Here, I create a new thread for each element in the resulting matrix. I than write these threads to an array, start them and, finally, wait for them to finish working. I’ve seen some realizations, where the whole input matrix (both of them) would be given as parameters to the thread. My task is, however, to come up with an algorithm, where only one row and one column (that are necessary for this particular element) are given.

After measuring the time elapsed I get following results

Linear algorithm Time with linear algorithm: 557 Parallel algorithm Time with parallel algorithm: 38262

What am I doing wrong? Thanks in advance!

## Answer

The code you’ve written will work fine on a GPU where the concept of threads is very different and the overhead is basically zero. On CPU-based systems, spawning threads is an exceptionally slow operation and it only makes sense if you can amortise this overhead over **a lot** of computational work.
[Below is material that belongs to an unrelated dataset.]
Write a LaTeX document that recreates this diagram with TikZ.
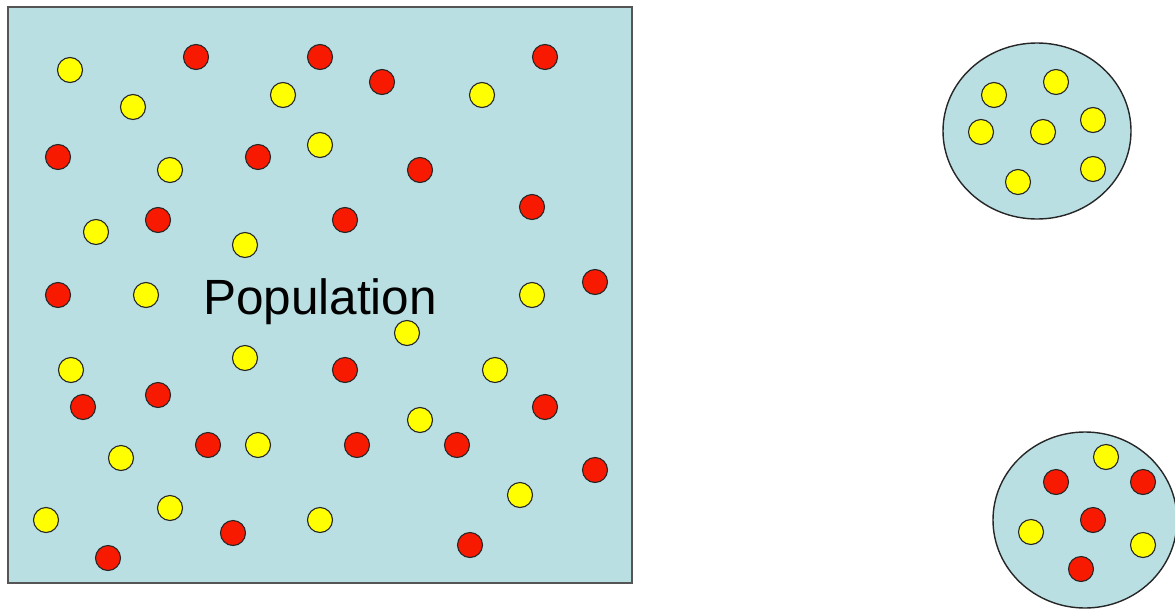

Here is some general advice that will help you write better parallel algorithms for CPUs:

- With computationally heavy tasks, use as many threads as there are physical execution units (cores). SMT techniques such as HyperThreading do not help much unless there is a lot of memory latency. For small matrices that fit in the L1 and L2 CPU caches, the latency is very low and there is nothing to gain from SMT. When more than one thread share the same core, the OS has to context switch between the two, which adds overhead and may trash the cache.
- Keep parallelisation granularity as coarse as possible so to maximise the work per thread. Instead of having one row x column operation per thread, have each thread operate on contiguous blocks of rows / columns. You can try and only parallelise the outer loop, i.e., only over the rows of the first matrix.
- Keep the number of threads dependent on the hardware properties (number of cores) and independent of the problem size. Spawning a separate thread for each row and column scales the overhead linearly with the problem size, which is really bad from performance point of view.
- Avoid false sharing. This happens when two or more threads running on different cores write to memory locations that fall in the same cache line. When one thread updates the cache of its core, the change propagates and invalidates the caches of the other cores that have the same cache line, forcing them to refetch the data. In your case, 16 consecutive values of
`result2`

fall in the same cache line (cache lines on x86 and ARM are 64 bytes long,`int`

is 4 bytes) and are written by 16 different threads. The use of a temporary summation variable alleviates this problem somehow–it is much more severe when false sharing happens repeatedly in an inner(-most) loop. - Use thread pools for repeated tasks when the number of work items exceeds the number of threads and each thread will get work multiple times. In your case, you give each thread a single work item, so this is not really pooling.

In summary, start as many threads as physical cores and have them work on big contiguous chunks of the input matrices.